# [What you should do]
Copy out the whole listing exactly as written, leaving the pictures behind.

# [Data for the task]
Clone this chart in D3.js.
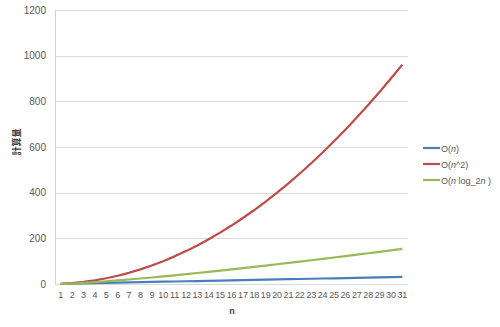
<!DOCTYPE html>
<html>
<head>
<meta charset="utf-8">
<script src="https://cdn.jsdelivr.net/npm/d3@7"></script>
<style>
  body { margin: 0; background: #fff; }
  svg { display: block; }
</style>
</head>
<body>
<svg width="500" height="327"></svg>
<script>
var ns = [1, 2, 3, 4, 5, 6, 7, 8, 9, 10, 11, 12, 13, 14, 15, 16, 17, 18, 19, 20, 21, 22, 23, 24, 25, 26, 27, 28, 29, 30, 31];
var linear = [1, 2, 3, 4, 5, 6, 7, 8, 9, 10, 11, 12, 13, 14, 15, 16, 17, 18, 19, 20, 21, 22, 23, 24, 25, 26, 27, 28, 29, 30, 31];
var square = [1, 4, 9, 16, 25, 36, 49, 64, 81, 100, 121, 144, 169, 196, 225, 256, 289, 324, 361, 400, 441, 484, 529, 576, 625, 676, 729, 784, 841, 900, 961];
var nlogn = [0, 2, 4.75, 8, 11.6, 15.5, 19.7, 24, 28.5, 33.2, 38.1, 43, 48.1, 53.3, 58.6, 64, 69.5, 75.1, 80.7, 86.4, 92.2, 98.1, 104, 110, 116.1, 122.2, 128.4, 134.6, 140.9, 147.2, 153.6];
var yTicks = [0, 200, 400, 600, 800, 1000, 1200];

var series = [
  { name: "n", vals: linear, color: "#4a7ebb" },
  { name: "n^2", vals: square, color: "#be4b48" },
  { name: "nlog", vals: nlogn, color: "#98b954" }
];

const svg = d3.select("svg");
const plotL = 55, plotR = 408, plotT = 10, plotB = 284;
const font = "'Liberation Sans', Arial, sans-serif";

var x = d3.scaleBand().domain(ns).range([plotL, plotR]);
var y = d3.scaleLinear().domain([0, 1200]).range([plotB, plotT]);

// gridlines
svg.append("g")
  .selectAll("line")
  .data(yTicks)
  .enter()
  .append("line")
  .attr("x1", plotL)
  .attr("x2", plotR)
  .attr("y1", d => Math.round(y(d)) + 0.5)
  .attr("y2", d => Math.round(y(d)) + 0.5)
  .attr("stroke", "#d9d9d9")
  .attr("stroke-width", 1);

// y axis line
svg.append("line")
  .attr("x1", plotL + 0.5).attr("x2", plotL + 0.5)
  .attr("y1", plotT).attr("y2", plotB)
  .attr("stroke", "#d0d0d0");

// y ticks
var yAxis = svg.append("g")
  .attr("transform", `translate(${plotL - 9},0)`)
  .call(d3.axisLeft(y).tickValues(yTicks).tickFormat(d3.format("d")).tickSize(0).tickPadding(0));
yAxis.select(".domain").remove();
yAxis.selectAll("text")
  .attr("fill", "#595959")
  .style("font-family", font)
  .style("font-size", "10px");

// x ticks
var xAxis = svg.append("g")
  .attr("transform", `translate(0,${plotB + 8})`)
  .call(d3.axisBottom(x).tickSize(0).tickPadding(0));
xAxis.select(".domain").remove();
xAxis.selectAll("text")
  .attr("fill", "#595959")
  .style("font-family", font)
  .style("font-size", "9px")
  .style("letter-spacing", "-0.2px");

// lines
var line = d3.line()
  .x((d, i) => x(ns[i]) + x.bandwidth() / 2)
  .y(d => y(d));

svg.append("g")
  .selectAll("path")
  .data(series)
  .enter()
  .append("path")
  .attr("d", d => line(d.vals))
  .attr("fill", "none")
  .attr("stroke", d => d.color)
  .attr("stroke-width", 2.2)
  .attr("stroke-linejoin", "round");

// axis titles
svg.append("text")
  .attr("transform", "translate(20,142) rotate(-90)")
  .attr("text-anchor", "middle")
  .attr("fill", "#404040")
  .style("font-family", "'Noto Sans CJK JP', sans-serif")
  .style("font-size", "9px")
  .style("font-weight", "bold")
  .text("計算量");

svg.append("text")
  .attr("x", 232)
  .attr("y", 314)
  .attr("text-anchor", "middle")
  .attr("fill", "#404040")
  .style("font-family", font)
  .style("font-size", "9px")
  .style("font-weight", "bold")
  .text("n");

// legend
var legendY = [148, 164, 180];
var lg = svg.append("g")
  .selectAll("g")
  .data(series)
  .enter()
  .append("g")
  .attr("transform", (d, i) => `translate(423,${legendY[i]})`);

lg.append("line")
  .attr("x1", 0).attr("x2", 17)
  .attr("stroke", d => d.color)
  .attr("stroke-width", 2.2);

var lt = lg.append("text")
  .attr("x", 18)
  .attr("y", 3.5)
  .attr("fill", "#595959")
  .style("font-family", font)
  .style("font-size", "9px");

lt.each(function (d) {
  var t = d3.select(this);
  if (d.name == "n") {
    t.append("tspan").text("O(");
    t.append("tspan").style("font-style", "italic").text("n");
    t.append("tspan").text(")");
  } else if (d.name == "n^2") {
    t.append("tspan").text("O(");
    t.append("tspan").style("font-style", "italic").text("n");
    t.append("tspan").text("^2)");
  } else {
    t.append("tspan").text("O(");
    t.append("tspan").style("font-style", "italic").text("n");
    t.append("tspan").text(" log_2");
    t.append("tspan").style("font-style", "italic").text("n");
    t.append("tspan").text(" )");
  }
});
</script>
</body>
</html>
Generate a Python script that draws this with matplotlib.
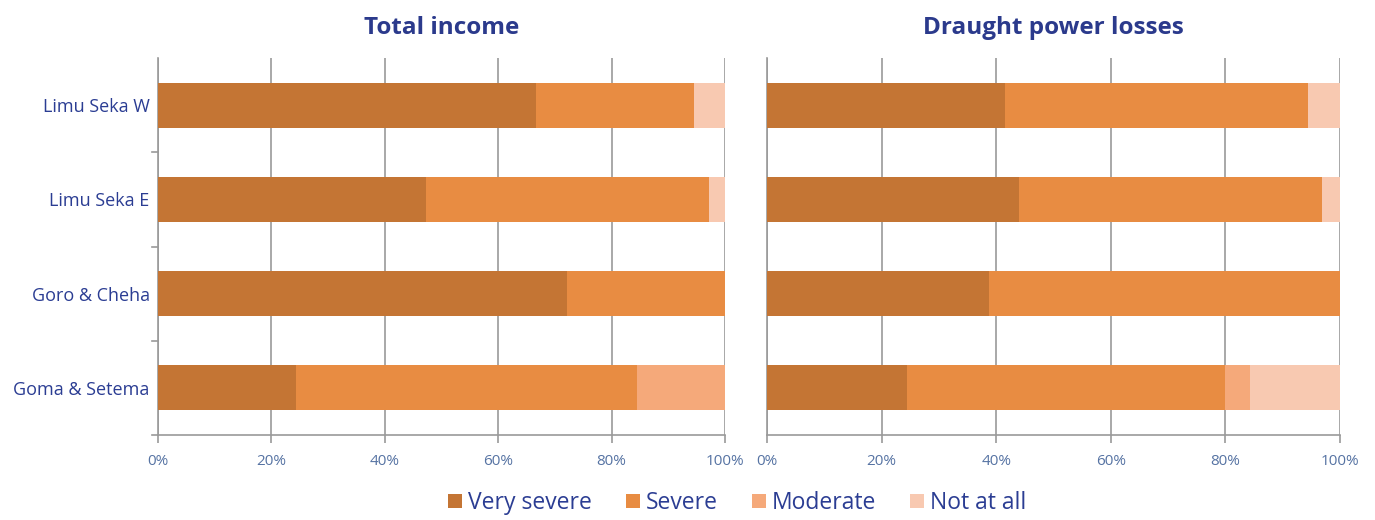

# [Right answer]
Clone this chart in D3.js.
<!DOCTYPE html>
<html>
<head>
<meta charset="utf-8">
<script src="https://cdn.jsdelivr.net/npm/d3@7"></script>
<style>
  body { margin: 0; background: #fff; }
  svg { display: block; }
</style>
</head>
<body>
<svg width="500" height="327"></svg>
<script>
var ns = [1, 2, 3, 4, 5, 6, 7, 8, 9, 10, 11, 12, 13, 14, 15, 16, 17, 18, 19, 20, 21, 22, 23, 24, 25, 26, 27, 28, 29, 30, 31];
var linear = [1, 2, 3, 4, 5, 6, 7, 8, 9, 10, 11, 12, 13, 14, 15, 16, 17, 18, 19, 20, 21, 22, 23, 24, 25, 26, 27, 28, 29, 30, 31];
var square = [1, 4, 9, 16, 25, 36, 49, 64, 81, 100, 121, 144, 169, 196, 225, 256, 289, 324, 361, 400, 441, 484, 529, 576, 625, 676, 729, 784, 841, 900, 961];
var nlogn = [0, 2, 4.75, 8, 11.6, 15.5, 19.7, 24, 28.5, 33.2, 38.1, 43, 48.1, 53.3, 58.6, 64, 69.5, 75.1, 80.7, 86.4, 92.2, 98.1, 104, 110, 116.1, 122.2, 128.4, 134.6, 140.9, 147.2, 153.6];
var yTicks = [0, 200, 400, 600, 800, 1000, 1200];

var series = [
  { name: "n", vals: linear, color: "#4a7ebb" },
  { name: "n^2", vals: square, color: "#be4b48" },
  { name: "nlog", vals: nlogn, color: "#98b954" }
];

const svg = d3.select("svg");
const plotL = 55, plotR = 408, plotT = 10, plotB = 284;
const font = "'Liberation Sans', Arial, sans-serif";

var x = d3.scaleBand().domain(ns).range([plotL, plotR]);
var y = d3.scaleLinear().domain([0, 1200]).range([plotB, plotT]);

// gridlines
svg.append("g")
  .selectAll("line")
  .data(yTicks)
  .enter()
  .append("line")
  .attr("x1", plotL)
  .attr("x2", plotR)
  .attr("y1", d => Math.round(y(d)) + 0.5)
  .attr("y2", d => Math.round(y(d)) + 0.5)
  .attr("stroke", "#d9d9d9")
  .attr("stroke-width", 1);

// y axis line
svg.append("line")
  .attr("x1", plotL + 0.5).attr("x2", plotL + 0.5)
  .attr("y1", plotT).attr("y2", plotB)
  .attr("stroke", "#d0d0d0");

// y ticks
var yAxis = svg.append("g")
  .attr("transform", `translate(${plotL - 9},0)`)
  .call(d3.axisLeft(y).tickValues(yTicks).tickFormat(d3.format("d")).tickSize(0).tickPadding(0));
yAxis.select(".domain").remove();
yAxis.selectAll("text")
  .attr("fill", "#595959")
  .style("font-family", font)
  .style("font-size", "10px");

// x ticks
var xAxis = svg.append("g")
  .attr("transform", `translate(0,${plotB + 8})`)
  .call(d3.axisBottom(x).tickSize(0).tickPadding(0));
xAxis.select(".domain").remove();
xAxis.selectAll("text")
  .attr("fill", "#595959")
  .style("font-family", font)
  .style("font-size", "9px")
  .style("letter-spacing", "-0.2px");

// lines
var line = d3.line()
  .x((d, i) => x(ns[i]) + x.bandwidth() / 2)
  .y(d => y(d));

svg.append("g")
  .selectAll("path")
  .data(series)
  .enter()
  .append("path")
  .attr("d", d => line(d.vals))
  .attr("fill", "none")
  .attr("stroke", d => d.color)
  .attr("stroke-width", 2.2)
  .attr("stroke-linejoin", "round");

// axis titles
svg.append("text")
  .attr("transform", "translate(20,142) rotate(-90)")
  .attr("text-anchor", "middle")
  .attr("fill", "#404040")
  .style("font-family", "'Noto Sans CJK JP', sans-serif")
  .style("font-size", "9px")
  .style("font-weight", "bold")
  .text("計算量");

svg.append("text")
  .attr("x", 232)
  .attr("y", 314)
  .attr("text-anchor", "middle")
  .attr("fill", "#404040")
  .style("font-family", font)
  .style("font-size", "9px")
  .style("font-weight", "bold")
  .text("n");

// legend
var legendY = [148, 164, 180];
var lg = svg.append("g")
  .selectAll("g")
  .data(series)
  .enter()
  .append("g")
  .attr("transform", (d, i) => `translate(423,${legendY[i]})`);

lg.append("line")
  .attr("x1", 0).attr("x2", 17)
  .attr("stroke", d => d.color)
  .attr("stroke-width", 2.2);

var lt = lg.append("text")
  .attr("x", 18)
  .attr("y", 3.5)
  .attr("fill", "#595959")
  .style("font-family", font)
  .style("font-size", "9px");

lt.each(function (d) {
  var t = d3.select(this);
  if (d.name == "n") {
    t.append("tspan").text("O(");
    t.append("tspan").style("font-style", "italic").text("n");
    t.append("tspan").text(")");
  } else if (d.name == "n^2") {
    t.append("tspan").text("O(");
    t.append("tspan").style("font-style", "italic").text("n");
    t.append("tspan").text("^2)");
  } else {
    t.append("tspan").text("O(");
    t.append("tspan").style("font-style", "italic").text("n");
    t.append("tspan").text(" log_2");
    t.append("tspan").style("font-style", "italic").text("n");
    t.append("tspan").text(" )");
  }
});
</script>
</body>
</html>
Generate a Python script that draws this with matplotlib.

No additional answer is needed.